Obama administration officials are deliberately keeping gun owners in the dark about the president’s gun-control agenda as we head into next year’s national election, because administration officials know that when NRA members and gun owners show up at the polls en masse, anti-gun candidates lose.

The Obama campaign’s strategy goes like this:

Neutralize gun owners and NRA members as a political force in the upcoming national election by pretending to be pro-gun or at least not focused on pushing a gun-control agenda;

With gun owners neutralized, Obama will be able to win the election. After the president is re-elected, he won’t have to answer to voters because he won’t have to face another re-election battle;

Launch a full-scale, all-out assault to rip the Second Amendment out of the Bill of Rights through legislation, litigation, regulation, executive orders and international treaties — in short, every lever of power at the administration’s disposal.

Barack Obama spent his entire political career proudly and publicly pushing for the most radical anti-gun positions you can imagine. He endorsed a total ban on the manufacture, sale and possession of handguns. He opposed right-to-carry laws. He voted to ban nearly all commonly used hunting-rifle ammunition.

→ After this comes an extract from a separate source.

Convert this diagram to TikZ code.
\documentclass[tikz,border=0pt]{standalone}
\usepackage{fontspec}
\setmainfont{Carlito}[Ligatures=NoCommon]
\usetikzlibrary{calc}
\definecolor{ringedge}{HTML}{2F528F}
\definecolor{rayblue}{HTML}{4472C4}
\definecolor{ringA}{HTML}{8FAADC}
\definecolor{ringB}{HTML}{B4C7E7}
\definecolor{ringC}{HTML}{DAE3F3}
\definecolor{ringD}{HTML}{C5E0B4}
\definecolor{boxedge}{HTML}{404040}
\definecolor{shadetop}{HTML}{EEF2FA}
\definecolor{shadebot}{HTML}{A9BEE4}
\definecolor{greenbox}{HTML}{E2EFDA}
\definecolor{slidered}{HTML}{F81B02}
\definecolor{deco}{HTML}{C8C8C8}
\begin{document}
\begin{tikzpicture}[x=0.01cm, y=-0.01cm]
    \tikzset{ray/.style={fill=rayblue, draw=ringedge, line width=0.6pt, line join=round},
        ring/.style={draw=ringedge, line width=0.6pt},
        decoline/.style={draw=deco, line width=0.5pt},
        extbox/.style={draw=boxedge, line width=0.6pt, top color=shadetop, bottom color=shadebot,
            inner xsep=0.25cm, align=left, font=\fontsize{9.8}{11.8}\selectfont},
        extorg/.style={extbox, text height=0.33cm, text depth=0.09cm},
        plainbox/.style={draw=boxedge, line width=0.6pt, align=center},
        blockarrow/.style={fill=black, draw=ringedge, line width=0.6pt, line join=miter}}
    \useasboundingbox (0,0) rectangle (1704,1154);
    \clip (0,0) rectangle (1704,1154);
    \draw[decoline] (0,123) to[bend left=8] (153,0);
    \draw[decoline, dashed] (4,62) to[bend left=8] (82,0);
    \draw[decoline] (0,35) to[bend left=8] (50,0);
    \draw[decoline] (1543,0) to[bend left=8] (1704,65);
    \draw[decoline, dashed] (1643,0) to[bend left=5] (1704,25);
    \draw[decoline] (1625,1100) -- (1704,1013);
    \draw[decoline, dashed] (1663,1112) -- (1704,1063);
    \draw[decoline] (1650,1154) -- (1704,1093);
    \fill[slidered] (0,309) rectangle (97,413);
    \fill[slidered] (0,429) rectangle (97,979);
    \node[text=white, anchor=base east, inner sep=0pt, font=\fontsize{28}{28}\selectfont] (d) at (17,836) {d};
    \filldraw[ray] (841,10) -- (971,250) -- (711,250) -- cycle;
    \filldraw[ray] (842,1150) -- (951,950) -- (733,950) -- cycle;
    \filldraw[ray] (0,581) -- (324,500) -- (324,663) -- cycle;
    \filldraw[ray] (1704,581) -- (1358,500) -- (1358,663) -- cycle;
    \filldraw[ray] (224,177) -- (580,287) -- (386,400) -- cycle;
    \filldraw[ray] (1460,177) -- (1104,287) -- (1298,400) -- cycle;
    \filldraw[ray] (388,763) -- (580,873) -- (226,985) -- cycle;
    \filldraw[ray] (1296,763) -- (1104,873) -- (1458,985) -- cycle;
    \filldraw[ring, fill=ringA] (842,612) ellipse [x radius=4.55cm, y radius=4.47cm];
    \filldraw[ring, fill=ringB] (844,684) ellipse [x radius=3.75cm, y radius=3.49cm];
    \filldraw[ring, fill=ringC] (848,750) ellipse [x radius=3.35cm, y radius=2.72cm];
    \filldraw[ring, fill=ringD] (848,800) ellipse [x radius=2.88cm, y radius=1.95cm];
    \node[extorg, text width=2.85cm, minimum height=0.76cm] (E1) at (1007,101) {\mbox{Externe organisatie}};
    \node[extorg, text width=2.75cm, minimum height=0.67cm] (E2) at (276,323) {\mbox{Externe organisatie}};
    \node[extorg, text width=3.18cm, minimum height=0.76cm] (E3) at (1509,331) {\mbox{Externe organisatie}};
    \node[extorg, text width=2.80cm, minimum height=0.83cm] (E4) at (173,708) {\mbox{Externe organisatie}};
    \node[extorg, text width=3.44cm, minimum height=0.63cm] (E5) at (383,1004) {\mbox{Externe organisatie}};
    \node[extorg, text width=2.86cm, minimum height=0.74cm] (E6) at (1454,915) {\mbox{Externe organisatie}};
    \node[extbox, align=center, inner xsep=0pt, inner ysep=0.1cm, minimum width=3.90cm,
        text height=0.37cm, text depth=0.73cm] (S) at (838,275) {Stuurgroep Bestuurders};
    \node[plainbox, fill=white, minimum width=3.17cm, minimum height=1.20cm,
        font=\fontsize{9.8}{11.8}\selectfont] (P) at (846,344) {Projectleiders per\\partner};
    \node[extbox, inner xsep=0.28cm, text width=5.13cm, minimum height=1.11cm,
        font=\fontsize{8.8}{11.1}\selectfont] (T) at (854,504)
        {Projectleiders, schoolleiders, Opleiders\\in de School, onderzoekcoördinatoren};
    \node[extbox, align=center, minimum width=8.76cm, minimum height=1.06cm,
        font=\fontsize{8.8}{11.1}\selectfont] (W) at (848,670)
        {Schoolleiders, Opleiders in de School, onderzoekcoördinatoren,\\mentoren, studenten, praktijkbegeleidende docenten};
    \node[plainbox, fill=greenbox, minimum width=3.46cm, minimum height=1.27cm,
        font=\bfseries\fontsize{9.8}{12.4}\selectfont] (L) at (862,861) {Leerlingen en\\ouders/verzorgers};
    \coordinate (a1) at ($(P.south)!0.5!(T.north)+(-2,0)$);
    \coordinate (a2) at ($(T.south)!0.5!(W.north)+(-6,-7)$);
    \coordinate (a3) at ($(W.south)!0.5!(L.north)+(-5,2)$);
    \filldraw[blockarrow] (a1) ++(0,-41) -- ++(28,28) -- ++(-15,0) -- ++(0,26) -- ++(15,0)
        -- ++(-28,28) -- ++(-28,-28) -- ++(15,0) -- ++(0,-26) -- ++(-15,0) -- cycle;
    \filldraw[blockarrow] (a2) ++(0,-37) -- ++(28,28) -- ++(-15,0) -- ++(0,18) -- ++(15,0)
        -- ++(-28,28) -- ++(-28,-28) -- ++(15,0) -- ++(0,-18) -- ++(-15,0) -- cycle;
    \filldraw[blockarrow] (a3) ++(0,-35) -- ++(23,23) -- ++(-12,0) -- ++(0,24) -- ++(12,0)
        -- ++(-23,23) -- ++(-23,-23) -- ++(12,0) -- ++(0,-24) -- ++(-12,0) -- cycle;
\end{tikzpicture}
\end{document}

During the presidential primary debates, Obama even vowed to re-impose the discredited Clinton gun ban, which banned many commonly owned firearms used for hunting and self-defense.

Obama hasn’t had a sudden change of heart; rather, he’s making a purely political calculation by staying quiet on the gun issue until the time is right. In the meantime, he’s gearing up for his second-term assault on the Second Amendment in a number of ways.

Hah! It’s more than a tad ironic that the CEO of the NRA is selling the same line Obama true believers do: “He’s keeping his powder dry! Just wait until his second term!” The truth is, the president has shown no interest in actually doing anything to control guns, although he occasionally offers tepid verbal support, like after Gabby Gifford’s shooting.